Monitoring Fatigue Cracks in Riveted Aerospace Plates Using Nonlinear Ultrasonic Techniques

Abstract

Aluminum structures are commonly used in aircraft due to their lightweight and corrosion resistance compared to other metals. Often multi-layered aluminum plates are joined by rivets which are prone to fatigue crack formation in aircrafts. Therefore, the detection and monitoring of fatigue cracks at rivet joints in aluminum structures are crucial for ensuring flight safety. In this study, piezoelectric sensors are used to generate and detect Lamb waves on aluminum plates with rivet joints. The feasibility of a newly developed nonlinear ultrasonic technique called Sideband Peak Count (SPC) technique is investigated for detecting fatigue cracks near these joints.

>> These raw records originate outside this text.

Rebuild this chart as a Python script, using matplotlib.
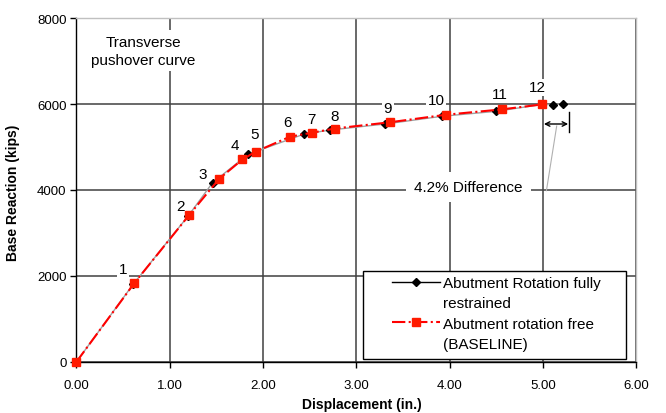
import matplotlib
matplotlib.use('Agg')
import matplotlib.pyplot as plt
from matplotlib.lines import Line2D
from matplotlib.patches import Rectangle

plt.rcParams['font.family'] = ['Liberation Sans', 'DejaVu Sans']

# ---- data ----
disp_free = [0.00, 0.62, 1.21, 1.53, 1.78, 1.92, 2.29, 2.52, 2.77, 3.36, 3.96, 4.56, 4.99]
react_free = [0, 1830, 3420, 4260, 4710, 4890, 5240, 5330, 5430, 5575, 5750, 5875, 5990]
disp_fixed = [0.00, 0.61, 1.20, 1.46, 1.84, 2.44, 2.72, 3.31, 3.92, 4.50, 4.99, 5.11, 5.21]
react_fixed = [0, 1810, 3400, 4170, 4830, 5300, 5395, 5535, 5715, 5830, 5990, 5985, 6005]
point_labels = ['1', '2', '3', '4', '5', '6', '7', '8', '9', '10', '11', '12']
x_ticks = [0, 1, 2, 3, 4, 5, 6]
y_ticks = [0, 2000, 4000, 6000, 8000]
legend_lines = ['Abutment Rotation fully', 'restrained',
                'Abutment rotation free', '(BASELINE)']

# label offsets (pixels) relative to the baseline points 1..12
label_off_px = [(-11, 14), (-9, 9), (-16, 5), (-8, 14), (-1, 18), (-3, 15),
                (0, 14), (0, 13), (-2, 14), (-10, 15), (-2, 15), (-5, 17)]

fig = plt.figure(figsize=(6.66, 4.14), dpi=100)
ax = fig.add_axes([0.1146, 0.1232, 0.8408, 0.8309])

ax.set_xlim(0, 6)
ax.set_ylim(0, 8000)
ax.set_xticks(x_ticks)
ax.set_xticklabels(['%.2f' % v for v in x_ticks])
ax.set_yticks(y_ticks)
ax.set_yticklabels([str(v) for v in y_ticks])
ax.tick_params(axis='both', direction='out', length=4, width=1, labelsize=9.5,
               colors='black')
ax.tick_params(axis='x', pad=8)
ax.tick_params(axis='y', pad=3)

ax.grid(True, color='#404040', lw=1.1)
ax.set_axisbelow(True)
for s in ['top', 'right']:
    ax.spines[s].set_color('#c0c0c0')
    ax.spines[s].set_linewidth(1)
for s in ['left', 'bottom']:
    ax.spines[s].set_color('black')
    ax.spines[s].set_linewidth(1)

# series
ax.plot(disp_fixed, react_fixed, color='#a0a0a0', lw=1.0, marker='D',
        markersize=4, markerfacecolor='black', markeredgecolor='black',
        zorder=3, clip_on=False)
ax.plot(disp_free, react_free, color='#ff0000', lw=1.5, ls='-.', marker='s',
        markersize=5.5, markerfacecolor='#ff1a00', markeredgecolor='#ff1a00',
        zorder=4, clip_on=False)

# point numbers
for lab, xv, yv, (dx, dy) in zip(point_labels, disp_free[1:], react_free[1:], label_off_px):
    ax.annotate(lab, xy=(xv, yv), xytext=(dx * 0.72, dy * 0.72),
                textcoords='offset points', ha='center', va='center',
                fontsize=11, zorder=2.5,
                bbox=dict(boxstyle='square,pad=0.1', fc='white', ec='none'))

# title text
ax.text(0.714, 7233, 'Transverse\npushover curve', ha='center', va='center',
        fontsize=11, linespacing=1.35, zorder=2.5,
        bbox=dict(boxstyle='square,pad=0.3', fc='white', ec='none'))

# difference annotation
ax.annotate('', xy=(5.01, 5535), xytext=(5.27, 5535),
            arrowprops=dict(arrowstyle='<->', color='black', lw=1,
                            shrinkA=0, shrinkB=0, mutation_scale=8), zorder=5)
ax.plot([5.28, 5.28], [5350, 5810], color='black', lw=1, zorder=5)
ax.plot([5.147, 5.037], [5488, 3984], color='#b0b0b0', lw=0.8, zorder=5)
ax.text(4.20, 4070, '4.2% Difference', ha='center', va='center', fontsize=11,
        zorder=2.5, bbox=dict(boxstyle='square,pad=0.55', fc='white', ec='none'))

# legend
frame = Rectangle((0.512, 0.008), 0.4696, 0.2565, transform=ax.transAxes,
                  fc='white', ec='black', lw=1, zorder=6, clip_on=False)
ax.add_patch(frame)
h_fixed = Line2D([], [], color='black', lw=1, marker='D', markersize=4,
                 markerfacecolor='black', markeredgecolor='black')
h_free = Line2D([], [], color='#ff0000', lw=1.5, ls='-.', marker='s',
                markersize=5.5, markerfacecolor='#ff1a00', markeredgecolor='#ff1a00')
h_none = Line2D([], [], ls='none')
leg = ax.legend([h_fixed, h_none, h_free, h_none], legend_lines,
                loc='upper left', bbox_to_anchor=(0.564, 0.250),
                frameon=False, borderpad=0, borderaxespad=0,
                handlelength=3.1, handletextpad=0.2, labelspacing=0.42,
                fontsize=11)
leg.set_zorder(7)

ax.set_xlabel('Displacement (in.)', fontsize=10, fontweight='bold')
ax.set_ylabel('Base Reaction (kips)', fontsize=10, fontweight='bold')
ax.xaxis.set_label_coords(0.51, -0.103)
ax.yaxis.set_label_coords(-0.1, 0.494)

fig.savefig('out.png', dpi=100)
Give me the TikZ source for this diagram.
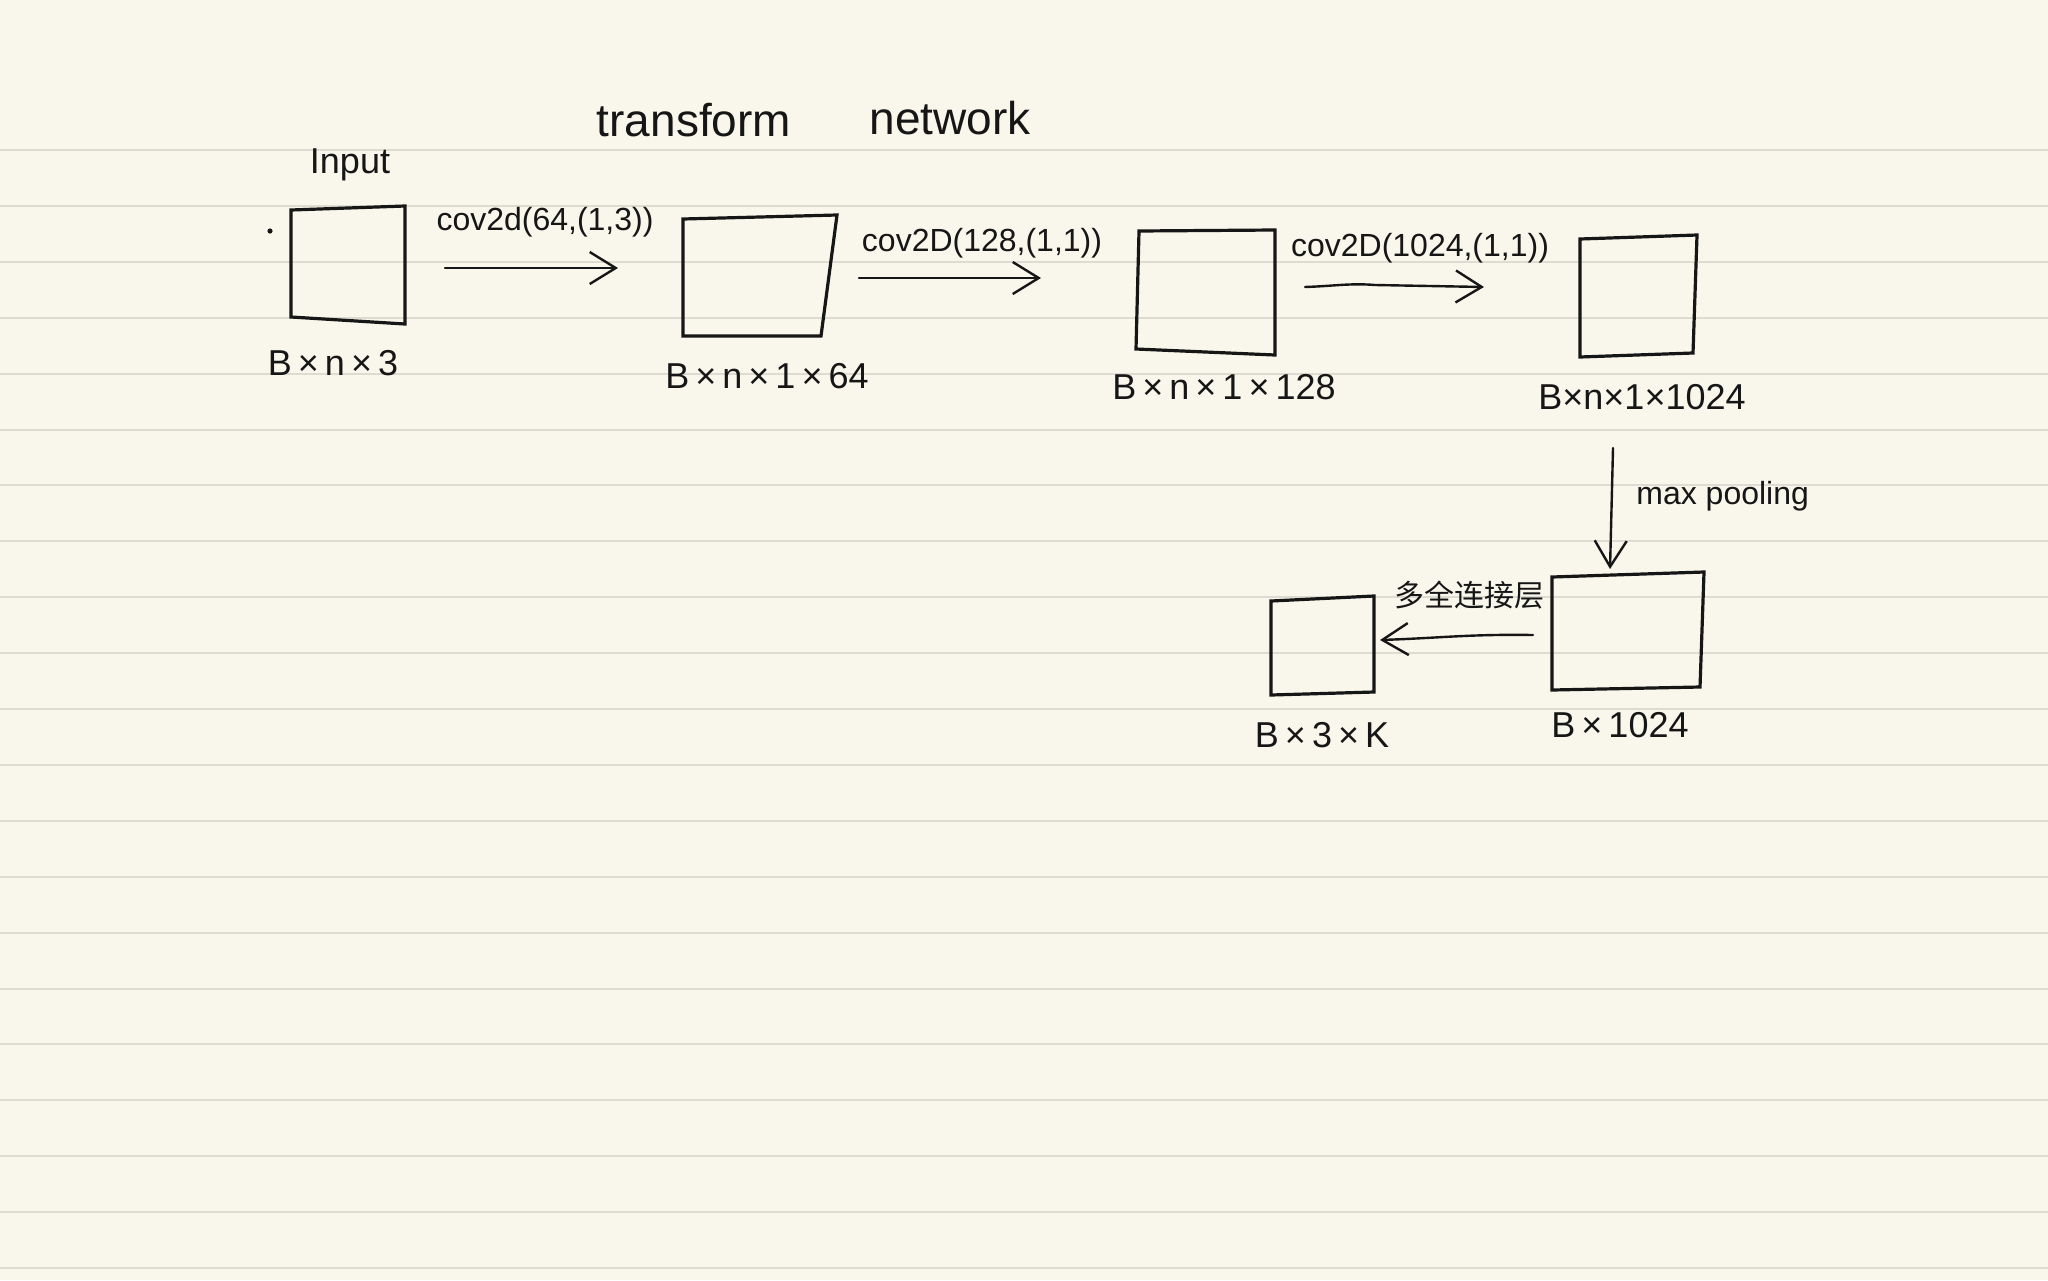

To overcome some limitations of existing SPC-I and SPI ((a modified version of SPC-I) techniques in capturing harmonic and modulating wave frequencies due to material nonlinearity, another index called the Sideband Intensity Index (SII) is introduced. Comparative analysis of SII with existing SPC-I and SPI techniques show some advantages of the SII technique. Research findings demonstrate that the SII technique can reliably detect fatigue cracks around rivet joints on aluminum plates. This study offers a more efficient method for detecting critical fatigue cracks in rivet joints.